Speaking of time and energy, the ways to travel from star to star are currently quite slow. Even in the fastest recorded man-made spacecraft, which was unmanned and used the sun's gravity to accelerate, the trip to Proxima Centauri, the nearest star to our own, would take over 18000 years. This is why most of our knowledge of the universe is through observing light, which makes that same trip in about 4.35 years. Some authors invent a device that magically fixes this limit, like a star gate, wormhole, or some way of traveling through alternate dimensions (hyperspace). These all require the invention of something we don't even have proper theories about to overcome the plot problem of traveling to the stars. More plausible technologies involve bending or "warping" space to accelerate, which is theorized to be possible with some serious limitations (see Dark Energy Spacecraft). There are also cryogenic methods currently available to us that can sustain a single cell for a long time, which may allow humans to make very long journeys, only to be born when we arrive years in the future. Lastly, there are time-traveling technologies, like the TARDIS or bobbles from Verner Vinge stories, which I personally favor a lot because we have only recently made definitive observations about time dilation and how light (the fastest thing in the observable universe) does not have an absolute speed. In essence, you must have a way for things to get places, and perhaps try to make them at least theoretically possible, or visiting other planets is out of the question.

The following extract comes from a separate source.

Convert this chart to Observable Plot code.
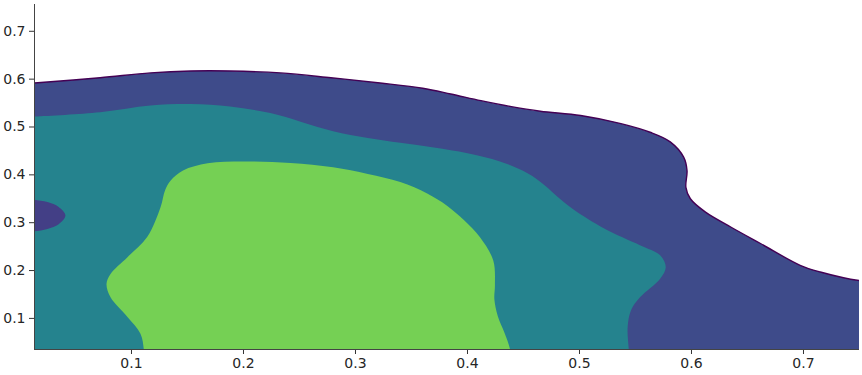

Finally, there is the problem of the great filter, which is a theoretical choke-point in the evolution of intelligent life in the rest of the universe that prevents us from running into aliens, especially as our sun is relatively young compared to many, many others in our galaxy. If life on other planets is possible and interstellar travel is also possible, then why haven't older (on the order of hundreds of millions of years or more) intelligences traveled the stars and inhabited our world? There are a lot of possibilities, and it is here that often a big idea story gets its teeth. Is intelligence a rare adaptation, or does it lead to assured self-destruction? Are there actually aliens living among us even now, though we do not recognize them as such? Were there aliens here before, but due to an ice age or other catastrophe left? Is life in fact rare everywhere and we just got lucky? Are extinction cycles like those on earth regular enough to destroy most intelligent species before they figure out and engineer interstellar flight? Are there a few utterly powerful and malevolent creatures like Lovecraft's great old ones wrecking the older systems and about which we have little experience, being closer to the edge of the galaxy? Or maybe aliens aren't even made of matter that we can perceive, as we've discovered many types we can only detect indirectly and that might comprise more than half of the mass of the universe.
To summarize, there is a lot to design when you make a story about interstellar travel, and what we know provides many more questions than it answers. I for one find it more interesting to make stories that answer these questions, and I love reading the stories that are informed by our real discoveries about the reality we inhabit, which is in some ways stranger than anyone has imagined.